I feel a particular pull toward unconventionality, boldness, and inquisition. And I tend to run away from confrontation, deep trust, and anything that makes me feel out of control. I’m only beginning to understand these tendencies through the lenses of the family dynamics, childhood friendships, and relationships with mentor figures that I grew up with. I’ve grappled with questions about how I seek approval, what motivates me, and what determines ‘closeness’ and trust in a relationship. Moving around every couple of months helped—putting yourself in new environments allows you to be distant from what you know of yourself. You experience things differently than how you normally would, and you realize “oh, that’s why I do that”.
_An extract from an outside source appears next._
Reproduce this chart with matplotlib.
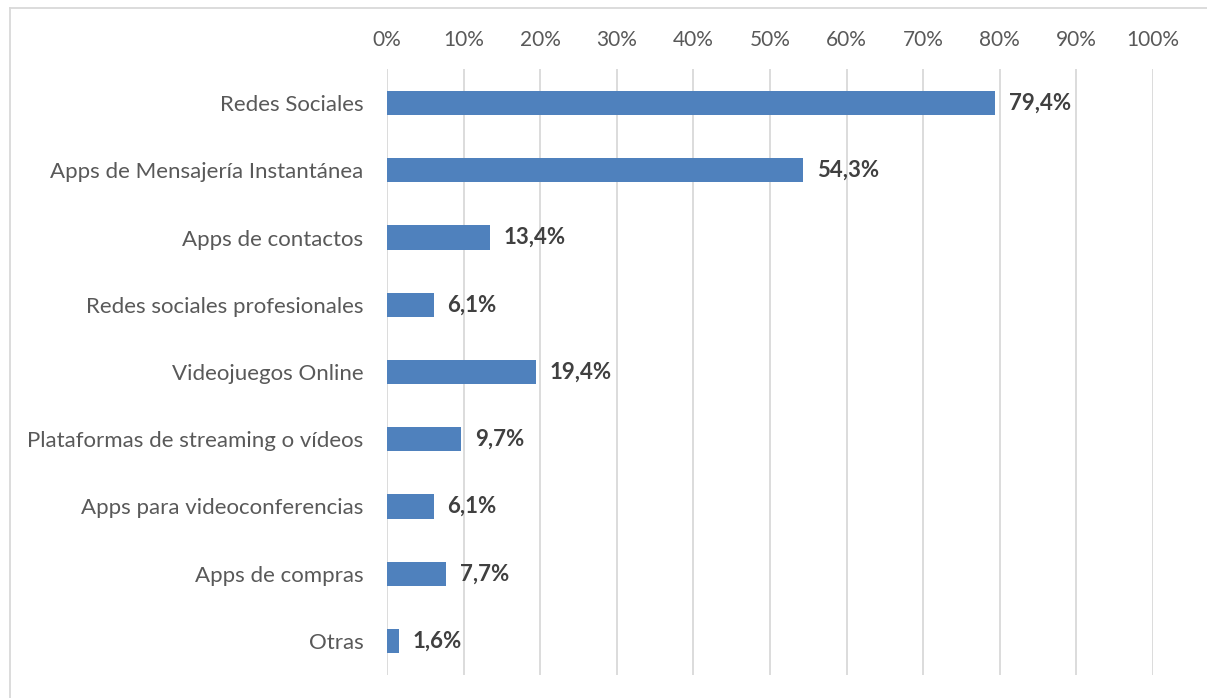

A big part of growing up is nurturing principles to which you’re attracted to in yourself and understanding where your anxieties stem from. It’s about figuring out how to cultivate away these attachments and disattachments so that you are no longer chasing, fighting, and hiding to maintain a state of peace within yourself.
2023
To be honest, there’s not a lot I’d like to change about how I lived my past year. I’d be lucky if I could even live another year with as much character development, unadulterated joy, and deliberateness. But the sky’s the limit, and maybe there’s more in store...
In 2023, I hope to feel and nurture a steady warmth that fuels deep focus, thoughtful creation, selflessness, and relentless discipline. I hope to also train for a half marathon, explore philosophy and classical literature, build programs and community to help undergrads in biotech (plugging Dojo), and rekindle my past loves for contemporary dance and basketball.